---------- Data shown ----------

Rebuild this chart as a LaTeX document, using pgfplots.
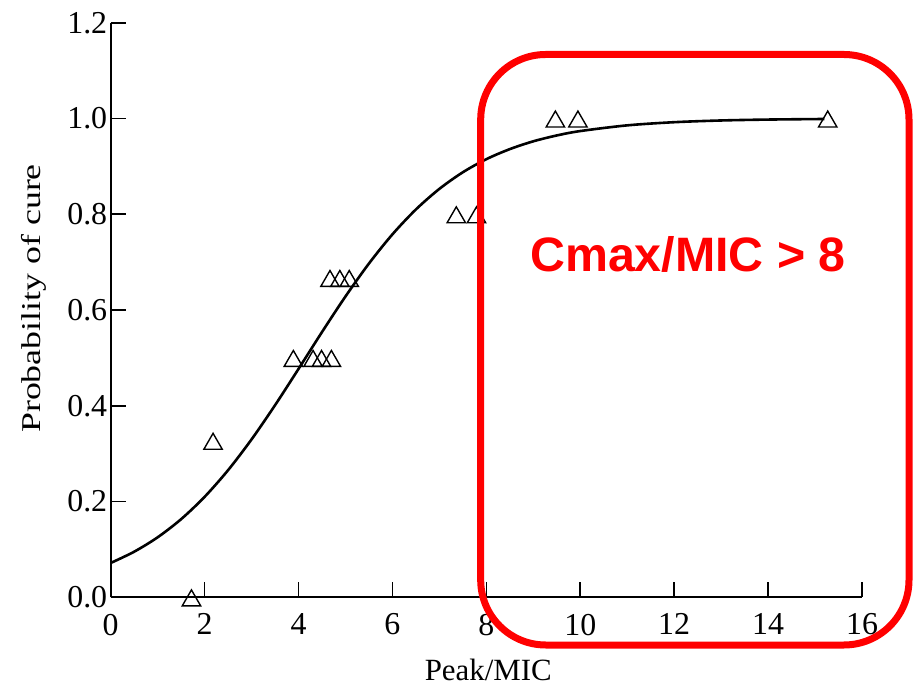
\documentclass[border=0pt]{standalone}
\usepackage{pgfplots}
\pgfplotsset{compat=1.18}
\usepackage{fontspec}
\setmainfont{Liberation Serif}
\newfontfamily\redfont{Liberation Sans}
\begin{document}
\begin{tikzpicture}
\begin{axis}[
  at={(0,0)}, anchor=origin,
  scale only axis,
  width=751.3bp, height=574.6bp,
  xmin=0, xmax=16, ymin=0, ymax=1.2,
  axis x line*=bottom, axis y line*=left,
  axis line style={line width=1.9bp},
  tick style={line width=1.7bp, black},
  tick align=inside,
  major tick length=15.5bp,
  xtick={0,2,...,16},
  ytick={0,0.2,0.4,0.6,0.8,1.0,1.2},
  yticklabel style={/pgf/number format/.cd, fixed, fixed zerofill, precision=1},
  /pgf/number format/assume math mode=true,
  tick label style={font=\fontsize{32}{36}\selectfont},
  xticklabel style={yshift=-13bp},
  label style={font=\fontsize{31}{36}\selectfont},
  xlabel={Peak/MIC},
  xlabel style={at={(axis description cs:0.5026,-0.145)}, anchor=base},
  ylabel={\scalebox{1.16}[0.88]{Probability of cure}},
  ylabel style={at={(axis description cs:-0.094,0.52)}, anchor=base},
  clip=false,
]
\addplot[black, line width=2.6bp, smooth] coordinates {
(0,0.0717) (0.5,0.0952) (1,0.1253) (1.5,0.1632) (2,0.2098) (2.5,0.2655)
(3,0.3298) (3.5,0.4012) (4,0.477) (4.5,0.554) (5,0.6283) (5.5,0.6971)
(6,0.758) (6.5,0.81) (7,0.853) (7.5,0.8877) (8,0.915) (8.5,0.936)
(9,0.9523) (9.5,0.9645) (10,0.9737) (11,0.9856) (12,0.9922) (13,0.9958)
(14,0.9977) (15.2,0.9989)
};
\addplot[only marks, mark=triangle, mark size=10.6bp,
  mark options={line width=1.4bp, black, yshift=-3.2bp}] coordinates {
(1.72,0.0) (2.18,0.327)
(3.89,0.5) (4.31,0.5) (4.49,0.5) (4.70,0.5)
(4.67,0.667) (4.88,0.667) (5.08,0.667)
(7.36,0.8) (7.79,0.8)
(9.47,1.0) (9.95,1.0) (15.27,1.0)
};
\end{axis}
\draw[red, line width=7bp, rounded corners=65bp] (370bp,-47.7bp) rectangle (798.3bp,542.8bp);
\node[red, font=\redfont\bfseries\fontsize{48.5}{56}\selectfont, anchor=base] at (577.3bp,325.6bp) {Cmax/MIC > 8};
\pgfresetboundingbox
\path[use as bounding box] (-110.7bp,-88.7bp) rectangle (807.3bp,597.3bp);
\end{tikzpicture}
\end{document}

----------

Quote the data exactly, leaving every image out of the copy.

Rebuild this chart as a LaTeX document, using pgfplots.
\documentclass[border=0pt]{standalone}
\usepackage{pgfplots}
\pgfplotsset{compat=1.18}
\usepackage{fontspec}
\setmainfont{Liberation Serif}
\newfontfamily\redfont{Liberation Sans}
\begin{document}
\begin{tikzpicture}
\begin{axis}[
  at={(0,0)}, anchor=origin,
  scale only axis,
  width=751.3bp, height=574.6bp,
  xmin=0, xmax=16, ymin=0, ymax=1.2,
  axis x line*=bottom, axis y line*=left,
  axis line style={line width=1.9bp},
  tick style={line width=1.7bp, black},
  tick align=inside,
  major tick length=15.5bp,
  xtick={0,2,...,16},
  ytick={0,0.2,0.4,0.6,0.8,1.0,1.2},
  yticklabel style={/pgf/number format/.cd, fixed, fixed zerofill, precision=1},
  /pgf/number format/assume math mode=true,
  tick label style={font=\fontsize{32}{36}\selectfont},
  xticklabel style={yshift=-13bp},
  label style={font=\fontsize{31}{36}\selectfont},
  xlabel={Peak/MIC},
  xlabel style={at={(axis description cs:0.5026,-0.145)}, anchor=base},
  ylabel={\scalebox{1.16}[0.88]{Probability of cure}},
  ylabel style={at={(axis description cs:-0.094,0.52)}, anchor=base},
  clip=false,
]
\addplot[black, line width=2.6bp, smooth] coordinates {
(0,0.0717) (0.5,0.0952) (1,0.1253) (1.5,0.1632) (2,0.2098) (2.5,0.2655)
(3,0.3298) (3.5,0.4012) (4,0.477) (4.5,0.554) (5,0.6283) (5.5,0.6971)
(6,0.758) (6.5,0.81) (7,0.853) (7.5,0.8877) (8,0.915) (8.5,0.936)
(9,0.9523) (9.5,0.9645) (10,0.9737) (11,0.9856) (12,0.9922) (13,0.9958)
(14,0.9977) (15.2,0.9989)
};
\addplot[only marks, mark=triangle, mark size=10.6bp,
  mark options={line width=1.4bp, black, yshift=-3.2bp}] coordinates {
(1.72,0.0) (2.18,0.327)
(3.89,0.5) (4.31,0.5) (4.49,0.5) (4.70,0.5)
(4.67,0.667) (4.88,0.667) (5.08,0.667)
(7.36,0.8) (7.79,0.8)
(9.47,1.0) (9.95,1.0) (15.27,1.0)
};
\end{axis}
\draw[red, line width=7bp, rounded corners=65bp] (370bp,-47.7bp) rectangle (798.3bp,542.8bp);
\node[red, font=\redfont\bfseries\fontsize{48.5}{56}\selectfont, anchor=base] at (577.3bp,325.6bp) {Cmax/MIC > 8};
\pgfresetboundingbox
\path[use as bounding box] (-110.7bp,-88.7bp) rectangle (807.3bp,597.3bp);
\end{tikzpicture}
\end{document}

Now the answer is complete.